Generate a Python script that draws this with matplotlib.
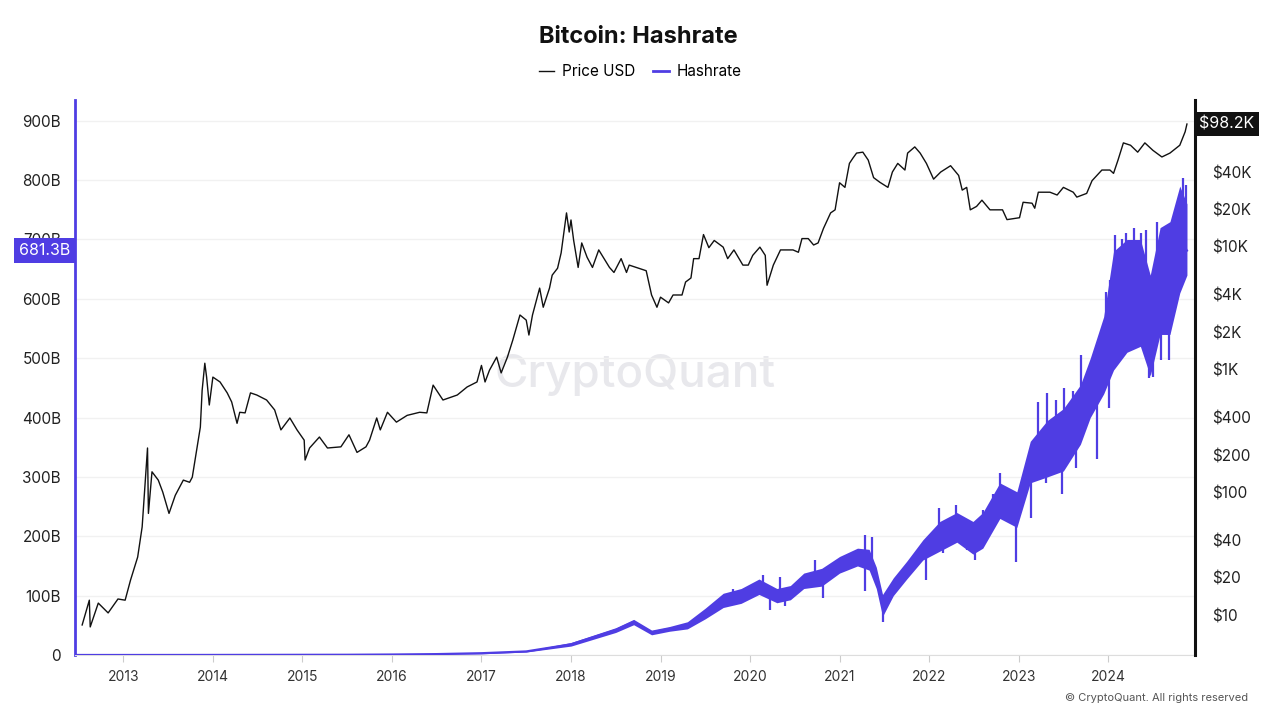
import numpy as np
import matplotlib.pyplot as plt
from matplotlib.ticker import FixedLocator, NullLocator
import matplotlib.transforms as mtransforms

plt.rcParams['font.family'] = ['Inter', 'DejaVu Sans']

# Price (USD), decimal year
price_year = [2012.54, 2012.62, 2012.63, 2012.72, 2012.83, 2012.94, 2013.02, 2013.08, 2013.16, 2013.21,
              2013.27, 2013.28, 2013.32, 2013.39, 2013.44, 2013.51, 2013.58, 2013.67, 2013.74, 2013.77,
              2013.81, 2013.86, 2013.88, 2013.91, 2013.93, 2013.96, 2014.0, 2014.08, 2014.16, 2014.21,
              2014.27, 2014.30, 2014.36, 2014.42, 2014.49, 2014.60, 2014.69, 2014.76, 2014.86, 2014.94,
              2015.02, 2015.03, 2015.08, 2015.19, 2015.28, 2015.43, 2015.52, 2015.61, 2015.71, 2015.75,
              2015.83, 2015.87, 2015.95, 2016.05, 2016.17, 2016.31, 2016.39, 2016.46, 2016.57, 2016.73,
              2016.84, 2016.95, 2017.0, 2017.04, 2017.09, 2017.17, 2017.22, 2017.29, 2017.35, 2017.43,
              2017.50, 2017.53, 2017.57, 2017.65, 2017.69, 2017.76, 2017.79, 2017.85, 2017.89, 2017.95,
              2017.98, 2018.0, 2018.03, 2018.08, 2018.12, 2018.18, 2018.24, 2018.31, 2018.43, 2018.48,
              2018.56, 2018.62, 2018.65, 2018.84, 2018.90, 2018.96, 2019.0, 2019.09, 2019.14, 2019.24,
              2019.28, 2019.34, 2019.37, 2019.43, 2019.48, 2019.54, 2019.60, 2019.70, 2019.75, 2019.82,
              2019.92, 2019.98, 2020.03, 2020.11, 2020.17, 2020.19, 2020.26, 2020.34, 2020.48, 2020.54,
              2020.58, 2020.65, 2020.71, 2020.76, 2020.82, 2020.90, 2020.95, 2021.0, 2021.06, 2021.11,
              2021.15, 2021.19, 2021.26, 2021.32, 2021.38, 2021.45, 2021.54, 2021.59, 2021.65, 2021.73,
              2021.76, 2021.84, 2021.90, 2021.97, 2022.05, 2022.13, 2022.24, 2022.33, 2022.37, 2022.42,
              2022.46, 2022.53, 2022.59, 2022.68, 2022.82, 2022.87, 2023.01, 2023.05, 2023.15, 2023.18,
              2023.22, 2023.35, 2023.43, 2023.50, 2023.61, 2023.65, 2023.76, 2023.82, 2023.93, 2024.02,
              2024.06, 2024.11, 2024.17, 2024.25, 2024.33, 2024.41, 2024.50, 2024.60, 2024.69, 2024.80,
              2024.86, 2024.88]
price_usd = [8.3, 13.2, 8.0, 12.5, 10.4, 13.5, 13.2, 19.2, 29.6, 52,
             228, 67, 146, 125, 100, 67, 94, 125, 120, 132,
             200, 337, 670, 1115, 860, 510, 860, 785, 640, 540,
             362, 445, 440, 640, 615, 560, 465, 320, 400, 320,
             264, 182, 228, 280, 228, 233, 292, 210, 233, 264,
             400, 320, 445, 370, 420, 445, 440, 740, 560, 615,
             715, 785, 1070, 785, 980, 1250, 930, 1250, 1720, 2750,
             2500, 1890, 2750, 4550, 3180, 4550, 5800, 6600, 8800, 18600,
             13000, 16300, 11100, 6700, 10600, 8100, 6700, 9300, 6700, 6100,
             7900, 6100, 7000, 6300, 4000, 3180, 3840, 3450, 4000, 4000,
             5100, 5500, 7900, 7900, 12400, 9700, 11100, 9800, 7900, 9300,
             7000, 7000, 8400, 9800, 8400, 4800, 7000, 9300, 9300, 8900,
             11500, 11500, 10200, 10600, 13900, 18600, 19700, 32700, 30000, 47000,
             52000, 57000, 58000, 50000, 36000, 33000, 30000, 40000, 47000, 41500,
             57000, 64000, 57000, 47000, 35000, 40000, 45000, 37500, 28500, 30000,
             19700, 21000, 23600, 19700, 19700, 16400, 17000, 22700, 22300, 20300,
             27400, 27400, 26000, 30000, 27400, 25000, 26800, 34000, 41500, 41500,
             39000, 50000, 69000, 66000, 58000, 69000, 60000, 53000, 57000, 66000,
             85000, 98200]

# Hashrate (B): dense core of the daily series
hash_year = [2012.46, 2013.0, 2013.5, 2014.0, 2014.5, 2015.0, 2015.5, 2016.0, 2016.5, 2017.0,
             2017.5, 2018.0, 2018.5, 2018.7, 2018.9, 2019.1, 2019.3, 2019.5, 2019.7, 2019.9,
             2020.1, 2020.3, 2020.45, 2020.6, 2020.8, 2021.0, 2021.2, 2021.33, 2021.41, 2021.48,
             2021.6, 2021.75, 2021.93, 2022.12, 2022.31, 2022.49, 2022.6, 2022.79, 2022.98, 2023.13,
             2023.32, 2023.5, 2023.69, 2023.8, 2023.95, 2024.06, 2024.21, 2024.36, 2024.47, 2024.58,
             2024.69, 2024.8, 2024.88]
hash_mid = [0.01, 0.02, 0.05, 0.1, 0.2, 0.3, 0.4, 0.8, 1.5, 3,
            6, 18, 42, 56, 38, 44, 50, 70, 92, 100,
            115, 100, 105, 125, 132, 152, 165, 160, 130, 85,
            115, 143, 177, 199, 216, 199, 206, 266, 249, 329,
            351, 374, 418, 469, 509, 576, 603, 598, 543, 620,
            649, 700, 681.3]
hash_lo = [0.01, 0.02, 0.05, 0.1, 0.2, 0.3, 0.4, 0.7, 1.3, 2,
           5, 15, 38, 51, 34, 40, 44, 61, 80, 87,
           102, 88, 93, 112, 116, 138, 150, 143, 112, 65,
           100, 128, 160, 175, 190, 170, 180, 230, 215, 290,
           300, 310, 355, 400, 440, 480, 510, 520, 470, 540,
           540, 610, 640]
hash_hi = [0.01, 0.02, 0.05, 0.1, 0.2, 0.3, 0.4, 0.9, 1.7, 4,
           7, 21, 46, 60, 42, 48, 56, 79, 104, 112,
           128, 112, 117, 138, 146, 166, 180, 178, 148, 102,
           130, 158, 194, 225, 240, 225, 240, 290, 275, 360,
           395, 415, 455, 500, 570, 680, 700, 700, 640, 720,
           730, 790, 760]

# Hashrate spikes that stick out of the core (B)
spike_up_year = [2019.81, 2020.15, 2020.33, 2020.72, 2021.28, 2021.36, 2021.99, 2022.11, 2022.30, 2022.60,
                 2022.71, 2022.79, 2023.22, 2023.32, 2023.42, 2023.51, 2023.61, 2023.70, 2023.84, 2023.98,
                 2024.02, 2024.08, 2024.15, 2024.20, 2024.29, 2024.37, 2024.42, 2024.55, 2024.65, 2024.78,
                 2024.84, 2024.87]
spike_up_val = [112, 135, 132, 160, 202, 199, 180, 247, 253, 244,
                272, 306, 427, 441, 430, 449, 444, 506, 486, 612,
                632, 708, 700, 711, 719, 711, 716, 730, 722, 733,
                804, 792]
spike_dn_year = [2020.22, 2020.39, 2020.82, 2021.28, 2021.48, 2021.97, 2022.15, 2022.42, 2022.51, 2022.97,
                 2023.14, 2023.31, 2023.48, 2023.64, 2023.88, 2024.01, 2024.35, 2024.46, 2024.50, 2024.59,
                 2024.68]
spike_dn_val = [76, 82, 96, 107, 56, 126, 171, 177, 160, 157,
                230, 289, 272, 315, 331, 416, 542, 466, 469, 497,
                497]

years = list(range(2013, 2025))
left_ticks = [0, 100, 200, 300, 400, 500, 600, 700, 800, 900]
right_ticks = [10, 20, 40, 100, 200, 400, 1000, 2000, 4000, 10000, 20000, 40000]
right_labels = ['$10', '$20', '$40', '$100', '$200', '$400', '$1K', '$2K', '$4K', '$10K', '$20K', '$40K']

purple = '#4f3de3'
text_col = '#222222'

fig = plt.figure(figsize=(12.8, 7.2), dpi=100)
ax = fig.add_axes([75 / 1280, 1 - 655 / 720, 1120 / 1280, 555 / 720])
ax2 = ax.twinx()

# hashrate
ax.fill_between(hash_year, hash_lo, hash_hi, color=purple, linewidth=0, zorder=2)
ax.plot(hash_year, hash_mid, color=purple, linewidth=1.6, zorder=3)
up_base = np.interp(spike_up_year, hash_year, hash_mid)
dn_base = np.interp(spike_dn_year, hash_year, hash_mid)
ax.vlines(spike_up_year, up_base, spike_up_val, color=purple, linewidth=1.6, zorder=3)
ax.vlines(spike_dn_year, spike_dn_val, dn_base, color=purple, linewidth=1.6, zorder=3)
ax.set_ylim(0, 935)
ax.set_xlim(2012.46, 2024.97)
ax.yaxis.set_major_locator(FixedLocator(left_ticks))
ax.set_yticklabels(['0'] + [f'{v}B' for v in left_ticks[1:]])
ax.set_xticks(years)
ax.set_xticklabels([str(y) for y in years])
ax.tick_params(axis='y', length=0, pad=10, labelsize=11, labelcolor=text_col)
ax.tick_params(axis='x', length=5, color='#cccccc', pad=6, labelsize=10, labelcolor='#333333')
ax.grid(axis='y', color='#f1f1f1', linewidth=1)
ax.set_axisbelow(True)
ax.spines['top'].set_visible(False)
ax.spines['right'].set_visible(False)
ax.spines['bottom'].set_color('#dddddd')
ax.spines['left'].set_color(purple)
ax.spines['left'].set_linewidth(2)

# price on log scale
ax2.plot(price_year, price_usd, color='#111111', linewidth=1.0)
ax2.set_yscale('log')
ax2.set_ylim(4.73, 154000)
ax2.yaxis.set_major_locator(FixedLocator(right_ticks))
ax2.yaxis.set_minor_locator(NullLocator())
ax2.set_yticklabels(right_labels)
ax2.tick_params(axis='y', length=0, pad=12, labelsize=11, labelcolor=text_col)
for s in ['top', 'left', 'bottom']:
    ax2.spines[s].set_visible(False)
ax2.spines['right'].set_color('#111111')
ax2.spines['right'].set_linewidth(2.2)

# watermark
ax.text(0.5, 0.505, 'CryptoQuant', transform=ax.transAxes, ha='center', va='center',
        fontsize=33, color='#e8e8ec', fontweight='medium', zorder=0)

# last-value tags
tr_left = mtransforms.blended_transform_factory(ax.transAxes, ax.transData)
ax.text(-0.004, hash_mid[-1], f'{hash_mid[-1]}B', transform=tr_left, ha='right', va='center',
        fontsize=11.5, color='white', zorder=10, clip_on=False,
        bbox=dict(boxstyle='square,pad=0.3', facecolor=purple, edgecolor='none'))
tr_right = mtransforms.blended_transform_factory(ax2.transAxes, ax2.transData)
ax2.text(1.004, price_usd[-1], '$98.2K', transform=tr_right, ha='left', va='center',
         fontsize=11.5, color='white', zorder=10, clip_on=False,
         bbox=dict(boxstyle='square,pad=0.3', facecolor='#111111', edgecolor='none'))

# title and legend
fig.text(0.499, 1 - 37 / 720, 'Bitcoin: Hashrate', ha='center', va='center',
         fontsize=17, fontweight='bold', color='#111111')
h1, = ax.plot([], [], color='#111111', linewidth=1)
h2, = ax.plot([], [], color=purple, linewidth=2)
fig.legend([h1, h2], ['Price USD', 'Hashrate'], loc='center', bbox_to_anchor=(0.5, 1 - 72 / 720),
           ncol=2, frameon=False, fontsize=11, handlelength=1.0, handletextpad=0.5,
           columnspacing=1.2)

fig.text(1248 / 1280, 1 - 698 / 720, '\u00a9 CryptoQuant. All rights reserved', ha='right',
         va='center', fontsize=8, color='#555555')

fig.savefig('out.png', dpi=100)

◆ WHAT YOU SHOULD DO: Determine the count of lines in the data above with the string "matplotlib" in them, and give that count alone.

◆ OUTPUT FOR THIS TASK: 4